• WHAT IS EXPECTED
In the listing below, find the line that contains "Generate a Python" and the line that contains "ax.set_ylim(0, 500 / (472 / 1993))". Quote both and every line between them, exactly, and nothing more.

Start of ITEMS

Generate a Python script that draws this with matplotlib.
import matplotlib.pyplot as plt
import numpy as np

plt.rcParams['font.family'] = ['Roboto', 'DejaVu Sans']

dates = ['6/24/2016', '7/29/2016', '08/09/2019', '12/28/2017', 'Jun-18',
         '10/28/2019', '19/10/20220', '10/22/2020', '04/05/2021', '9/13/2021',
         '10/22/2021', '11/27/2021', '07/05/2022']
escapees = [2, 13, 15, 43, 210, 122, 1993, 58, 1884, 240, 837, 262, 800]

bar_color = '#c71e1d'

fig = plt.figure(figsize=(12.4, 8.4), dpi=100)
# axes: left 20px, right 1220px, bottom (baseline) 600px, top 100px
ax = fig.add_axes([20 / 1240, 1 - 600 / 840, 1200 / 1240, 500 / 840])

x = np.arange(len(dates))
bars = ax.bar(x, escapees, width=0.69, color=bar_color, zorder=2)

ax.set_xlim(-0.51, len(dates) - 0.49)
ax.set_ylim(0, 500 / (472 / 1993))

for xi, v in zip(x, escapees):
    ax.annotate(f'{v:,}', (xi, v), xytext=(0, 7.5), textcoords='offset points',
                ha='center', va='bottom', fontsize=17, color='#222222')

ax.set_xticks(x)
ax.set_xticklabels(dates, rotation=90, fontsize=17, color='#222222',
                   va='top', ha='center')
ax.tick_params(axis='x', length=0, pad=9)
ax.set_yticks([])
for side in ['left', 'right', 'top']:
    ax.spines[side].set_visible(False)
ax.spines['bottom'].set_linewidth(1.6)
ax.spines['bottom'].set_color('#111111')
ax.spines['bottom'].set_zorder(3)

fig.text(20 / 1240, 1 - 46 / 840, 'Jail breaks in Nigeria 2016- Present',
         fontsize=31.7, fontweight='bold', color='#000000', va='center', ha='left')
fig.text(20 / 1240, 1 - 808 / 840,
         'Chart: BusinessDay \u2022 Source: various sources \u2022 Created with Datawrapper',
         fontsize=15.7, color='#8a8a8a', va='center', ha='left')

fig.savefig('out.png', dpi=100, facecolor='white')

End of ITEMS
Start of ITEMS

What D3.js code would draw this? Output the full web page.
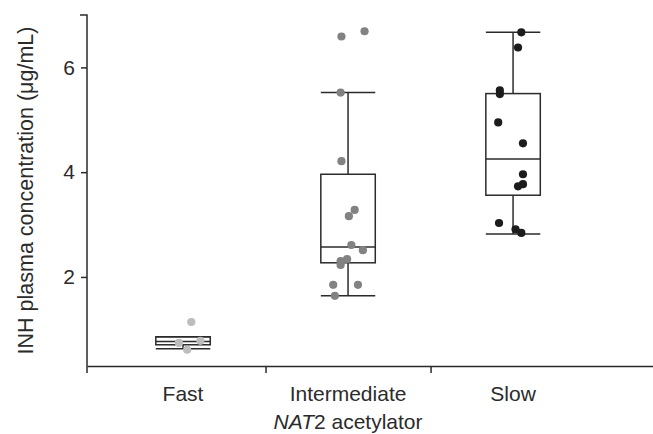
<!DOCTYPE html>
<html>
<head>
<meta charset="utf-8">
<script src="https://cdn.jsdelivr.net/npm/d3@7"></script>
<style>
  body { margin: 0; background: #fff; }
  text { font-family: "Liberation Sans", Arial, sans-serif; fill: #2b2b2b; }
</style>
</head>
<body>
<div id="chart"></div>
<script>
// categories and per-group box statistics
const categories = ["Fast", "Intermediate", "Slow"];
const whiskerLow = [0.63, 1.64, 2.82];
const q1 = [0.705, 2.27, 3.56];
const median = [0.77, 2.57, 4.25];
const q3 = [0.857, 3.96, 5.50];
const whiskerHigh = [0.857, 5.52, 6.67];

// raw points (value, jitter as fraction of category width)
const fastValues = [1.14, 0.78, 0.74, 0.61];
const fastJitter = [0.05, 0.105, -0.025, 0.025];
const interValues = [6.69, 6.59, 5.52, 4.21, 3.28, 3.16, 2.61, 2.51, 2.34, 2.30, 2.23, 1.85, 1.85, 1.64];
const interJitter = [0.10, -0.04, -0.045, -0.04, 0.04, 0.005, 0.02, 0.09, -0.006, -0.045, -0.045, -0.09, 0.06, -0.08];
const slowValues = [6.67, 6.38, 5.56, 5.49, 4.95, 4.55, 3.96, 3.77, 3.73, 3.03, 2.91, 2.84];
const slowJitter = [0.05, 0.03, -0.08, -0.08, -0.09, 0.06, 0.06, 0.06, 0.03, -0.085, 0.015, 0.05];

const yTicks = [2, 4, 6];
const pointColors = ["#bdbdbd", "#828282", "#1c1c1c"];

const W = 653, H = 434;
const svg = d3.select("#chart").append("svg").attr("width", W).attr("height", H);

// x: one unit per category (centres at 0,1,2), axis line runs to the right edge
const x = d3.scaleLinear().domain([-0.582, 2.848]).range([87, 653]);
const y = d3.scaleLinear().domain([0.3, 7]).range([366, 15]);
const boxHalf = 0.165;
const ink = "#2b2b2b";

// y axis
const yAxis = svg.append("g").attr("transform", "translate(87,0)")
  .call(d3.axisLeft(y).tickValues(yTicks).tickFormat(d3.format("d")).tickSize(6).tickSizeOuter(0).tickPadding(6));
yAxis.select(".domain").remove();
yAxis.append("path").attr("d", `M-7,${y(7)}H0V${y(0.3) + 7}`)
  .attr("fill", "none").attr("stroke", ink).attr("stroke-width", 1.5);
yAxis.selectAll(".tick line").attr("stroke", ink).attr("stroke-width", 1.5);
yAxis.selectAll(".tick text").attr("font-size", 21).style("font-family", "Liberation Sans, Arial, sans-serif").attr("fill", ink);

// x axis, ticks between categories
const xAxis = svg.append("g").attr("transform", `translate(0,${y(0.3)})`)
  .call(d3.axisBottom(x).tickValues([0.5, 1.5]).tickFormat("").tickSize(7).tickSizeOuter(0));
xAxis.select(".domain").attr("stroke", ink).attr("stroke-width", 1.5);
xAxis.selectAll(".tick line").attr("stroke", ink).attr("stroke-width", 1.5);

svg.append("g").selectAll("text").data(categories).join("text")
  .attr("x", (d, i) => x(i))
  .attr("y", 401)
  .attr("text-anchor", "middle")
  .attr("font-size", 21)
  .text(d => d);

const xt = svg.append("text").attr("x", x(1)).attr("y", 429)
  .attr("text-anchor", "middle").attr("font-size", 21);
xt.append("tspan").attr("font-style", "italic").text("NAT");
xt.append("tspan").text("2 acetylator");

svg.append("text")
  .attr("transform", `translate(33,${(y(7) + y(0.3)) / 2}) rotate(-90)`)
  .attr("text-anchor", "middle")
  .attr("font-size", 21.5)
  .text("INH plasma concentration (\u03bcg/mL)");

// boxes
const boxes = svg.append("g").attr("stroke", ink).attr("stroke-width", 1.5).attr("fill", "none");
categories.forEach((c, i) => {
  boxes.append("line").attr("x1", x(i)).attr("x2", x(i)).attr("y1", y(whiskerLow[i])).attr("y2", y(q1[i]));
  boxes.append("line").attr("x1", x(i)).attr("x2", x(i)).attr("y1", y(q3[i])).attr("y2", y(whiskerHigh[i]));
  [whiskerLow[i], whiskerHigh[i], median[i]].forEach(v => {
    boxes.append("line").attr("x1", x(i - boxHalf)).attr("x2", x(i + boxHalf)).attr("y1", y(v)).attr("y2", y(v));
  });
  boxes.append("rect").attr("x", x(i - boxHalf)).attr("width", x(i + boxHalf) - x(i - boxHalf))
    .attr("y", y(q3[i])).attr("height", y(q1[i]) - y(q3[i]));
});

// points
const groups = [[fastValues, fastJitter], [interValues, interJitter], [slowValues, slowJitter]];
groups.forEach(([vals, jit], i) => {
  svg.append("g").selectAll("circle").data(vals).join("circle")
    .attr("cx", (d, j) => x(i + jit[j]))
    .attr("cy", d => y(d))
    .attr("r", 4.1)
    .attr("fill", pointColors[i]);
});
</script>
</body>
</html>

End of ITEMS

• EXERCISE RESPONSE
Generate a Python script that draws this with matplotlib.
import matplotlib.pyplot as plt
import numpy as np

plt.rcParams['font.family'] = ['Roboto', 'DejaVu Sans']

dates = ['6/24/2016', '7/29/2016', '08/09/2019', '12/28/2017', 'Jun-18',
         '10/28/2019', '19/10/20220', '10/22/2020', '04/05/2021', '9/13/2021',
         '10/22/2021', '11/27/2021', '07/05/2022']
escapees = [2, 13, 15, 43, 210, 122, 1993, 58, 1884, 240, 837, 262, 800]

bar_color = '#c71e1d'

fig = plt.figure(figsize=(12.4, 8.4), dpi=100)
# axes: left 20px, right 1220px, bottom (baseline) 600px, top 100px
ax = fig.add_axes([20 / 1240, 1 - 600 / 840, 1200 / 1240, 500 / 840])

x = np.arange(len(dates))
bars = ax.bar(x, escapees, width=0.69, color=bar_color, zorder=2)

ax.set_xlim(-0.51, len(dates) - 0.49)
ax.set_ylim(0, 500 / (472 / 1993))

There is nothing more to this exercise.